Problem statement: In the entries below, identify every line with the string "this" and copy it.

-- Start Listed entries --

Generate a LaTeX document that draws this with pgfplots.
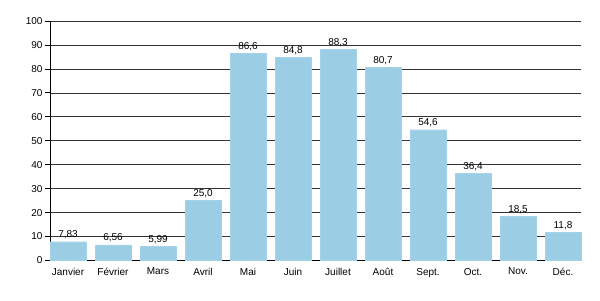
\documentclass[border=0pt]{standalone}
\usepackage{pgfplots}
\pgfplotsset{compat=1.18}
\usepackage{pgfplotstable}
\usepackage{fontspec}
\setmainfont{Liberation Sans}
\definecolor{barblue}{RGB}{155,205,229}
\pgfplotstableread{
x y lab
0 7.83 7,83
1 6.56 6,56
2 5.99 5,99
3 25.0 25,0
4 86.6 86,6
5 84.8 84,8
6 88.3 88,3
7 80.7 80,7
8 54.6 54,6
9 36.4 36,4
10 18.5 18,5
11 11.8 11,8
}\datatable
\begin{document}
\fontsize{10bp}{12bp}\selectfont
\begin{tikzpicture}
\begin{axis}[
  name=ax,
  scale only axis,
  width=531bp, height=239.5bp,
  xmin=-0.4, xmax=11.4,
  ymin=0, ymax=100,
  ytick={0,10,...,100},
  xtick={0,...,11},
  xticklabels={Janvier,Février,Mars,Avril,Mai,Juin,Juillet,Août,Sept.,Oct.,Nov.,Déc.},
  axis x line*=bottom,
  axis y line*=left,
  x axis line style={-, line width=1pt},
  y axis line style={-, line width=0.8pt},
  major x tick style={draw=none},
  ytick style={black, line width=0.8pt},
  tick align=outside,
  major tick length=5bp,
  ymajorgrids,
  grid style={black!80, line width=0.7pt},
  /pgf/number format/assume math mode=true,
  ticklabel style={font=\fontsize{10bp}{12bp}\selectfont},
  xticklabel style={yshift=1bp},
  yticklabel style={xshift=1bp},
  axis on top=false,
  clip=false,
]
\addplot[ybar, bar width=0.8, fill=barblue, draw=barblue!90!white,
  point meta=explicit symbolic,
  nodes near coords,
  nodes near coords style={font=\fontsize{10bp}{12bp}\selectfont, black, inner sep=2.5bp}]
  table[x=x, y=y, meta=lab]{\datatable};
\end{axis}
\path ([xshift=-50bp,yshift=-40bp]ax.south west) rectangle ([xshift=19bp,yshift=21bp]ax.north east);
\end{tikzpicture}
\end{document}
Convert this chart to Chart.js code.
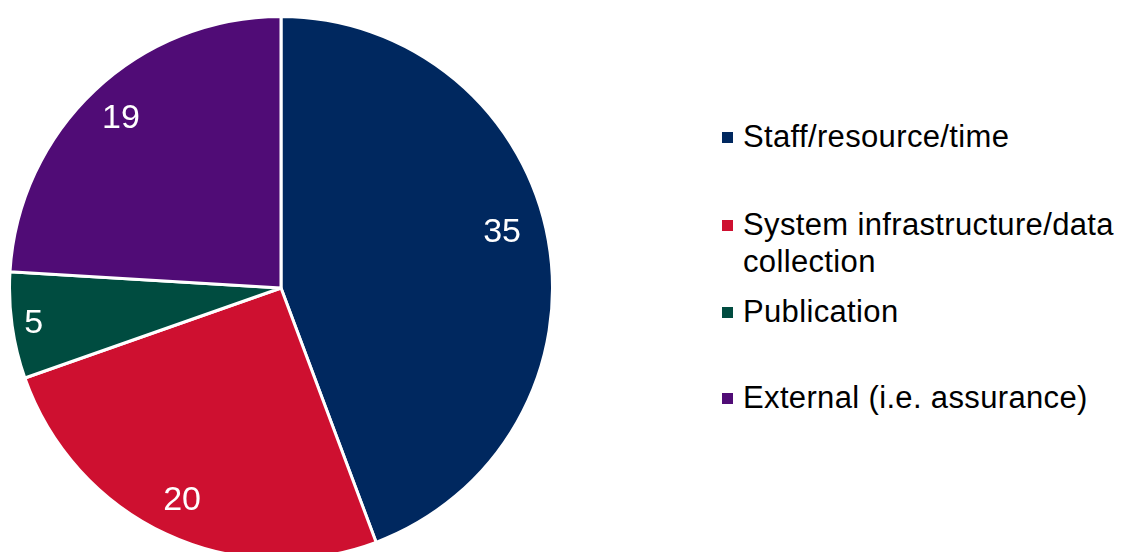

-- End Listed entries --

Task response:
Generate a LaTeX document that draws this with pgfplots.
Convert this chart to Chart.js code.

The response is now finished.